Suponía, basado en la distancia en kilómetros, que estaba relativamente a corta distancia. No tomé en cuenta que se localiza en la sierra y con una carretera bastante sinuosa. Llevó de tres a cuatro horas llegar, pero valió la pena. ¿Qué podemos encontrar en Cuetzalan? Un pueblo mágico que vive entre bosques con niebla, con cascadas, grutas, bosques con helechos gigantes, con pájaros que cantan en viejos idiomas. Pues su propio nombre significa ave divina, el quetzal. Sus calles empedradas, empinadas unas, otras en descenso. La niebla, mañana y tarde, viste de un encanto particular el paisaje. El entorno goza de un clima subtropical, así que es frecuente la lluvia. El café es uno de los productos apreciados, el plátano, el perón, el tejocote. Tiene una importante población indígena de origen totonaca y náhuatl. En sus festividades aparece el ritual del volador y sus coloridas danzas. Vale la pena disfrutar de este lugar.

Mientras atardecía y se desarrollaba una de tantas festividades religiosas, donde la música y el repicar constante de campanas era telón de fondo, en una de esas callejuelas una vendedora ambulante ofrecía pequeños cuadros. Uno de ellos llamó mi atención, pues con una buena imagen refleja la cotidiana actividad humana, el caminar, pero a la vez, nos dice tantas cosas que seguramente los significados cambian para cada persona. Este es otro objeto de lo que soy y de lo que seré. Aparece en el cuadro que adquirí una anciana en el ocaso, asida de la mano de una niña (seguramente su nieta), el futuro.

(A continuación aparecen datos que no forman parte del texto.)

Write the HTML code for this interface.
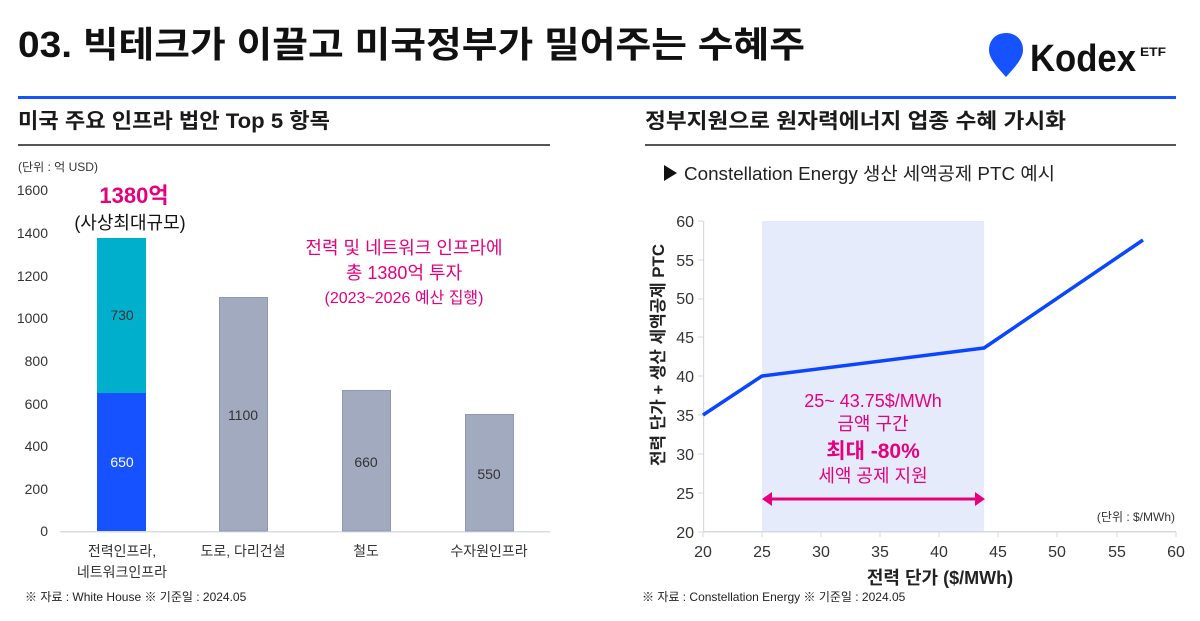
<!DOCTYPE html>
<html><head><meta charset="utf-8"><style>
html,body{margin:0;padding:0;background:#fff;}
svg{display:block;font-family:"Liberation Sans","Noto Sans CJK KR",sans-serif;}
</style></head><body>
<svg width="1200" height="621" viewBox="0 0 1200 621" xmlns="http://www.w3.org/2000/svg">
<rect width="1200" height="621" fill="#fff"/>
<!-- Title -->
<text x="18" y="57" font-size="36" font-weight="700" fill="#111" textLength="787" lengthAdjust="spacingAndGlyphs">03. 빅테크가 이끌고 미국정부가 밀어주는 수혜주</text>
<!-- Logo -->
<path d="M1006,33 C996,33 989,40 989,50 C989,58 996,66 1006,77 C1016,66 1023,58 1023,50 C1023,40 1016,33 1006,33 Z" fill="#1652FF"/>
<text x="1030" y="71" font-size="38" font-weight="700" fill="#111" textLength="106" lengthAdjust="spacingAndGlyphs">Kodex</text>
<text x="1140" y="56" font-size="12" font-weight="700" fill="#111" textLength="26" lengthAdjust="spacingAndGlyphs">ETF</text>
<rect x="18" y="96" width="1158" height="3" fill="#1652FF"/>

<!-- Section headings -->
<text x="18" y="128" font-size="21" font-weight="700" fill="#1a1a1a" textLength="312" lengthAdjust="spacingAndGlyphs">미국 주요 인프라 법안 Top 5 항목</text>
<rect x="18" y="144" width="532" height="2" fill="#555"/>
<text x="645" y="128" font-size="21" font-weight="700" fill="#1a1a1a" textLength="421" lengthAdjust="spacingAndGlyphs">정부지원으로 원자력에너지 업종 수혜 가시화</text>
<rect x="645" y="144" width="531" height="2" fill="#555"/>

<!-- Left chart -->
<text x="18" y="171" font-size="11.5" fill="#333" textLength="80" lengthAdjust="spacingAndGlyphs">(단위 : 억 USD)</text>
<g font-size="14" fill="#333" text-anchor="end">
<text x="48" y="195">1600</text>
<text x="48" y="238">1400</text>
<text x="48" y="281">1200</text>
<text x="48" y="323">1000</text>
<text x="48" y="366">800</text>
<text x="48" y="409">600</text>
<text x="48" y="451">400</text>
<text x="48" y="494">200</text>
<text x="48" y="536">0</text>
</g>
<rect x="60" y="531" width="490" height="1.5" fill="#D9DCE6"/>
<!-- bars -->
<rect x="97" y="238" width="49" height="155" fill="#00AFCC"/>
<rect x="97" y="393" width="49" height="138" fill="#1652FF"/>
<rect x="219.5" y="297.5" width="48" height="233.5" fill="#A2AABF" stroke="#8F98B0" stroke-width="1"/>
<rect x="342.5" y="390.5" width="48" height="140.5" fill="#A2AABF" stroke="#8F98B0" stroke-width="1"/>
<rect x="465.5" y="414.5" width="48" height="116.5" fill="#A2AABF" stroke="#8F98B0" stroke-width="1"/>
<g font-size="14" text-anchor="middle">
<text x="122" y="320" fill="#333">730</text>
<text x="122" y="467" fill="#fff">650</text>
<text x="243" y="420" fill="#333">1100</text>
<text x="366" y="467" fill="#333">660</text>
<text x="489" y="479" fill="#333">550</text>
</g>
<g font-size="14" text-anchor="middle" fill="#333">
<text x="122" y="556">전력인프라,</text>
<text x="122" y="577">네트워크인프라</text>
<text x="243" y="556">도로, 다리건설</text>
<text x="366" y="556">철도</text>
<text x="489" y="556">수자원인프라</text>
</g>
<text x="134" y="203" font-size="22" font-weight="700" fill="#E5007E" text-anchor="middle">1380억</text>
<text x="130" y="229" font-size="18" fill="#111" text-anchor="middle">(사상최대규모)</text>
<g fill="#E5007E" text-anchor="middle">
<text x="404" y="254" font-size="18">전력 및 네트워크 인프라에</text>
<text x="404" y="279" font-size="18">총 1380억 투자</text>
<text x="404" y="303" font-size="16">(2023~2026 예산 집행)</text>
</g>
<text x="25" y="601" font-size="12" fill="#222">※ 자료 : White House ※ 기준일 : 2024.05</text>

<!-- Right chart -->
<polygon points="664,165 664,181 677,173" fill="#111"/>
<text x="684" y="180" font-size="18" fill="#222" textLength="371" lengthAdjust="spacingAndGlyphs">Constellation Energy 생산 세액공제 PTC 예시</text>
<rect x="762" y="221" width="222" height="311" fill="#E6EBFC"/>
<!-- axes -->
<rect x="703" y="221" width="1.2" height="311" fill="#D5D9E6"/>
<rect x="703" y="531" width="473" height="1.5" fill="#D5D9E6"/>
<g stroke="#D5D9E6" stroke-width="1">
<line x1="698" y1="221" x2="703" y2="221"/><line x1="698" y1="260" x2="703" y2="260"/>
<line x1="698" y1="299" x2="703" y2="299"/><line x1="698" y1="337" x2="703" y2="337"/>
<line x1="698" y1="376" x2="703" y2="376"/><line x1="698" y1="415" x2="703" y2="415"/>
<line x1="698" y1="454" x2="703" y2="454"/><line x1="698" y1="493" x2="703" y2="493"/>
<line x1="698" y1="532" x2="703" y2="532"/>
<line x1="703" y1="532" x2="703" y2="537"/><line x1="762" y1="532" x2="762" y2="537"/>
<line x1="821" y1="532" x2="821" y2="537"/><line x1="880" y1="532" x2="880" y2="537"/>
<line x1="939" y1="532" x2="939" y2="537"/><line x1="998" y1="532" x2="998" y2="537"/>
<line x1="1057" y1="532" x2="1057" y2="537"/><line x1="1117" y1="532" x2="1117" y2="537"/>
<line x1="1176" y1="532" x2="1176" y2="537"/>
</g>
<g font-size="16" fill="#333" text-anchor="end">
<text x="694" y="227">60</text><text x="694" y="266">55</text><text x="694" y="304">50</text>
<text x="694" y="343">45</text><text x="694" y="382">40</text><text x="694" y="421">35</text>
<text x="694" y="460">30</text><text x="694" y="499">25</text><text x="694" y="538">20</text>
</g>
<g font-size="16" fill="#333" text-anchor="middle">
<text x="703" y="557">20</text><text x="762" y="557">25</text><text x="821" y="557">30</text>
<text x="880" y="557">35</text><text x="939" y="557">40</text><text x="998" y="557">45</text>
<text x="1057" y="557">50</text><text x="1117" y="557">55</text><text x="1176" y="557">60</text>
</g>
<polyline points="703,415 762,376 984,348 1143,240" fill="none" stroke="#0A45FF" stroke-width="3.5" stroke-linejoin="round"/>
<text transform="translate(664,355) rotate(-90)" font-size="17" font-weight="700" fill="#222" text-anchor="middle" textLength="222" lengthAdjust="spacingAndGlyphs">전력 단가 + 생산 세액공제 PTC</text>
<text x="940" y="584" font-size="18" font-weight="700" fill="#222" text-anchor="middle">전력 단가 ($/MWh)</text>
<!-- annotations -->
<g fill="#E5007E" text-anchor="middle">
<text x="873" y="407" font-size="18">25~ 43.75$/MWh</text>
<text x="873" y="430" font-size="18">금액 구간</text>
<text x="873" y="458" font-size="21" font-weight="700">최대 -80%</text>
<text x="873" y="482" font-size="18">세액 공제 지원</text>
</g>
<line x1="770" y1="499" x2="976" y2="499" stroke="#E5007E" stroke-width="3"/>
<polygon points="762,499 772,492 772,506" fill="#E5007E"/>
<polygon points="985,499 975,492 975,506" fill="#E5007E"/>
<text x="1175" y="521" font-size="12" fill="#333" text-anchor="end">(단위 : $/MWh)</text>
<text x="642" y="601" font-size="12" fill="#222">※ 자료 : Constellation Energy ※ 기준일 : 2024.05</text>
</svg>
</body></html>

Prefiero que juzguen por sí mismos y acompaño una imagen del cuadro que me hace retroceder a ese lugar, al tiempo en que recorría sus calles al lado de mi esposa, al aroma y sonidos de ese pueblo y del pueblo donde nací. También, desde entonces, como silencioso testigo de mi vida, camina a mi lado en mis tareas cotidianas de mi despacho.


Tengo otros cuadros en las paredes de mi oficina; todos tienen su historia, son mis recuerdos, objetos de mi vida, valiosos para mí y para quienes los hereden. Tal vez se prolonguen en otros recuerdos, tal vez en el olvido que seremos.

En memoria de mi hijo Alejandro, que hace muchos ayeres lo perdimos, en estas fechas, pero vive en nuestros corazones.